──────── DATA SEGMENT ────────

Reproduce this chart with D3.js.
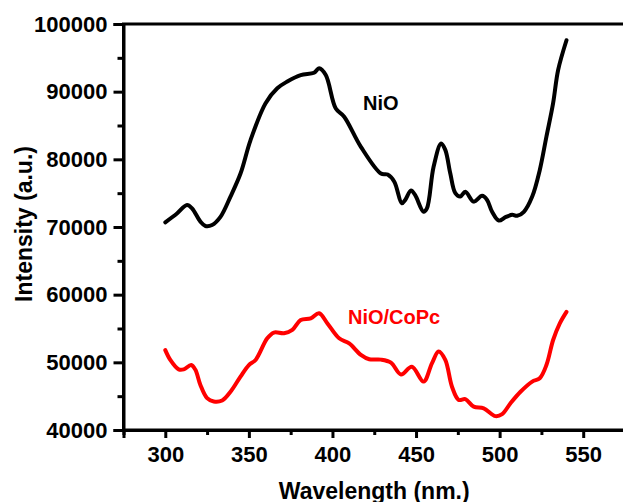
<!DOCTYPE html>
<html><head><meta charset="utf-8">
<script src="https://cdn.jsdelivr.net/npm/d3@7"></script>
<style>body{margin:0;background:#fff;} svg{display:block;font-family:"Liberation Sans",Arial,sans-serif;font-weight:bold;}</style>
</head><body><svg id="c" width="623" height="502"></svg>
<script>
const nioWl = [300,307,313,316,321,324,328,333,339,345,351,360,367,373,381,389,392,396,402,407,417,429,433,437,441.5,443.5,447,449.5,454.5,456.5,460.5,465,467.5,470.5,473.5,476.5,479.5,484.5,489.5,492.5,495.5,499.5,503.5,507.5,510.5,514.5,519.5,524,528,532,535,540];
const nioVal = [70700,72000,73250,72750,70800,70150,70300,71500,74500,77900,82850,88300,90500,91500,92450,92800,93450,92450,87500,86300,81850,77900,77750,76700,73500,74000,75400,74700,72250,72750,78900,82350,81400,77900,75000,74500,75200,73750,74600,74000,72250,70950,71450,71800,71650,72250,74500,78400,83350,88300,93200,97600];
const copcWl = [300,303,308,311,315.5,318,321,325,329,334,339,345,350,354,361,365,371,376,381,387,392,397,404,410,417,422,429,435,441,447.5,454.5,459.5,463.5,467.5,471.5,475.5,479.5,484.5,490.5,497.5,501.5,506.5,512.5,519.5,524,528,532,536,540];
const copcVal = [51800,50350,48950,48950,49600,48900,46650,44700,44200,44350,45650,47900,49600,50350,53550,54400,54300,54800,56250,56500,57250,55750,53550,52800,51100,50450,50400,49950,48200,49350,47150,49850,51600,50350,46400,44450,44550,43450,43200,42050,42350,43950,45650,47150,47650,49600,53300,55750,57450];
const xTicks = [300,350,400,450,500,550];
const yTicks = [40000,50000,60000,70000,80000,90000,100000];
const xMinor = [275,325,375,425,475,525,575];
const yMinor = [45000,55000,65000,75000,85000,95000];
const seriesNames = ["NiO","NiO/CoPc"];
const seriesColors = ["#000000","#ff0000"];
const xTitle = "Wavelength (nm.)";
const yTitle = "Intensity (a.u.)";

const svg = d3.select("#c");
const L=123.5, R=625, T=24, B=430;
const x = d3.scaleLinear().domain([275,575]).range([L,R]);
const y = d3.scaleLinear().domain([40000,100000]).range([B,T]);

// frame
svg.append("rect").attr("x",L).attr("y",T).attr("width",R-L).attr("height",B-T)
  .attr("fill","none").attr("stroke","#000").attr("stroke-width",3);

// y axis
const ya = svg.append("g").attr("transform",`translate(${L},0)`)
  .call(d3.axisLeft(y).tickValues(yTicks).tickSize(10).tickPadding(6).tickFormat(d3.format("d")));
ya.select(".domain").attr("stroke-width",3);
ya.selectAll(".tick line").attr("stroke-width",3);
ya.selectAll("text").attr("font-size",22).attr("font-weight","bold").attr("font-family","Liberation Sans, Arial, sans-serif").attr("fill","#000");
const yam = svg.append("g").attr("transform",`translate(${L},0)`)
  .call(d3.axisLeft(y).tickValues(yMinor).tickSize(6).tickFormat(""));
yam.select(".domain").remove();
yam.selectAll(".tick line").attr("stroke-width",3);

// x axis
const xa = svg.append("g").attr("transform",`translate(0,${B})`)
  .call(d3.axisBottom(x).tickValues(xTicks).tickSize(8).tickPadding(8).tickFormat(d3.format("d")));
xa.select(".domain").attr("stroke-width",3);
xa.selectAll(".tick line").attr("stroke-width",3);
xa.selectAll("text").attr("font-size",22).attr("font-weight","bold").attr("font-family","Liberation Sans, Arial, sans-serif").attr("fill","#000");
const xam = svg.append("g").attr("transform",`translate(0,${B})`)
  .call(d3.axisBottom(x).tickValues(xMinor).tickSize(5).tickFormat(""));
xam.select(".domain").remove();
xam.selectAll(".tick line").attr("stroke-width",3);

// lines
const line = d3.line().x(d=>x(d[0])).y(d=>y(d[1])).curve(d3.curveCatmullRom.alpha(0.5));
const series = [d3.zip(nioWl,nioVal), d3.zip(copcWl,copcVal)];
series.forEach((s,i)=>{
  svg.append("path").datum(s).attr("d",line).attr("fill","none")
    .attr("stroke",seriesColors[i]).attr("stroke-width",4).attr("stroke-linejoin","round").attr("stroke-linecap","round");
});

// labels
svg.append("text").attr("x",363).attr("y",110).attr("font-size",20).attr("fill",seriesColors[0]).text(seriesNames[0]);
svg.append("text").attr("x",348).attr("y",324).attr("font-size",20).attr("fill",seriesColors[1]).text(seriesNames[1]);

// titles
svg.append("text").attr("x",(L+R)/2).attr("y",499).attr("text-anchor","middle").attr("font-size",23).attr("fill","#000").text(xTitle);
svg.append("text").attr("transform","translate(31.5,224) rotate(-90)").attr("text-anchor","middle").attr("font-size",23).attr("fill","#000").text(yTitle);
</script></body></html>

────────

> **TO BE DONE**
Make an exact reproduction of the listing above, without any pictures.

> **RESULT OF THIS TASK**
Reproduce this chart with D3.js.
<!DOCTYPE html>
<html><head><meta charset="utf-8">
<script src="https://cdn.jsdelivr.net/npm/d3@7"></script>
<style>body{margin:0;background:#fff;} svg{display:block;font-family:"Liberation Sans",Arial,sans-serif;font-weight:bold;}</style>
</head><body><svg id="c" width="623" height="502"></svg>
<script>
const nioWl = [300,307,313,316,321,324,328,333,339,345,351,360,367,373,381,389,392,396,402,407,417,429,433,437,441.5,443.5,447,449.5,454.5,456.5,460.5,465,467.5,470.5,473.5,476.5,479.5,484.5,489.5,492.5,495.5,499.5,503.5,507.5,510.5,514.5,519.5,524,528,532,535,540];
const nioVal = [70700,72000,73250,72750,70800,70150,70300,71500,74500,77900,82850,88300,90500,91500,92450,92800,93450,92450,87500,86300,81850,77900,77750,76700,73500,74000,75400,74700,72250,72750,78900,82350,81400,77900,75000,74500,75200,73750,74600,74000,72250,70950,71450,71800,71650,72250,74500,78400,83350,88300,93200,97600];
const copcWl = [300,303,308,311,315.5,318,321,325,329,334,339,345,350,354,361,365,371,376,381,387,392,397,404,410,417,422,429,435,441,447.5,454.5,459.5,463.5,467.5,471.5,475.5,479.5,484.5,490.5,497.5,501.5,506.5,512.5,519.5,524,528,532,536,540];
const copcVal = [51800,50350,48950,48950,49600,48900,46650,44700,44200,44350,45650,47900,49600,50350,53550,54400,54300,54800,56250,56500,57250,55750,53550,52800,51100,50450,50400,49950,48200,49350,47150,49850,51600,50350,46400,44450,44550,43450,43200,42050,42350,43950,45650,47150,47650,49600,53300,55750,57450];
const xTicks = [300,350,400,450,500,550];
const yTicks = [40000,50000,60000,70000,80000,90000,100000];
const xMinor = [275,325,375,425,475,525,575];
const yMinor = [45000,55000,65000,75000,85000,95000];
const seriesNames = ["NiO","NiO/CoPc"];
const seriesColors = ["#000000","#ff0000"];
const xTitle = "Wavelength (nm.)";
const yTitle = "Intensity (a.u.)";

const svg = d3.select("#c");
const L=123.5, R=625, T=24, B=430;
const x = d3.scaleLinear().domain([275,575]).range([L,R]);
const y = d3.scaleLinear().domain([40000,100000]).range([B,T]);

// frame
svg.append("rect").attr("x",L).attr("y",T).attr("width",R-L).attr("height",B-T)
  .attr("fill","none").attr("stroke","#000").attr("stroke-width",3);

// y axis
const ya = svg.append("g").attr("transform",`translate(${L},0)`)
  .call(d3.axisLeft(y).tickValues(yTicks).tickSize(10).tickPadding(6).tickFormat(d3.format("d")));
ya.select(".domain").attr("stroke-width",3);
ya.selectAll(".tick line").attr("stroke-width",3);
ya.selectAll("text").attr("font-size",22).attr("font-weight","bold").attr("font-family","Liberation Sans, Arial, sans-serif").attr("fill","#000");
const yam = svg.append("g").attr("transform",`translate(${L},0)`)
  .call(d3.axisLeft(y).tickValues(yMinor).tickSize(6).tickFormat(""));
yam.select(".domain").remove();
yam.selectAll(".tick line").attr("stroke-width",3);

// x axis
const xa = svg.append("g").attr("transform",`translate(0,${B})`)
  .call(d3.axisBottom(x).tickValues(xTicks).tickSize(8).tickPadding(8).tickFormat(d3.format("d")));
xa.select(".domain").attr("stroke-width",3);
xa.selectAll(".tick line").attr("stroke-width",3);
xa.selectAll("text").attr("font-size",22).attr("font-weight","bold").attr("font-family","Liberation Sans, Arial, sans-serif").attr("fill","#000");
const xam = svg.append("g").attr("transform",`translate(0,${B})`)
  .call(d3.axisBottom(x).tickValues(xMinor).tickSize(5).tickFormat(""));
xam.select(".domain").remove();
xam.selectAll(".tick line").attr("stroke-width",3);

// lines
const line = d3.line().x(d=>x(d[0])).y(d=>y(d[1])).curve(d3.curveCatmullRom.alpha(0.5));
const series = [d3.zip(nioWl,nioVal), d3.zip(copcWl,copcVal)];
series.forEach((s,i)=>{
  svg.append("path").datum(s).attr("d",line).attr("fill","none")
    .attr("stroke",seriesColors[i]).attr("stroke-width",4).attr("stroke-linejoin","round").attr("stroke-linecap","round");
});

// labels
svg.append("text").attr("x",363).attr("y",110).attr("font-size",20).attr("fill",seriesColors[0]).text(seriesNames[0]);
svg.append("text").attr("x",348).attr("y",324).attr("font-size",20).attr("fill",seriesColors[1]).text(seriesNames[1]);

// titles
svg.append("text").attr("x",(L+R)/2).attr("y",499).attr("text-anchor","middle").attr("font-size",23).attr("fill","#000").text(xTitle);
svg.append("text").attr("transform","translate(31.5,224) rotate(-90)").attr("text-anchor","middle").attr("font-size",23).attr("fill","#000").text(yTitle);
</script></body></html>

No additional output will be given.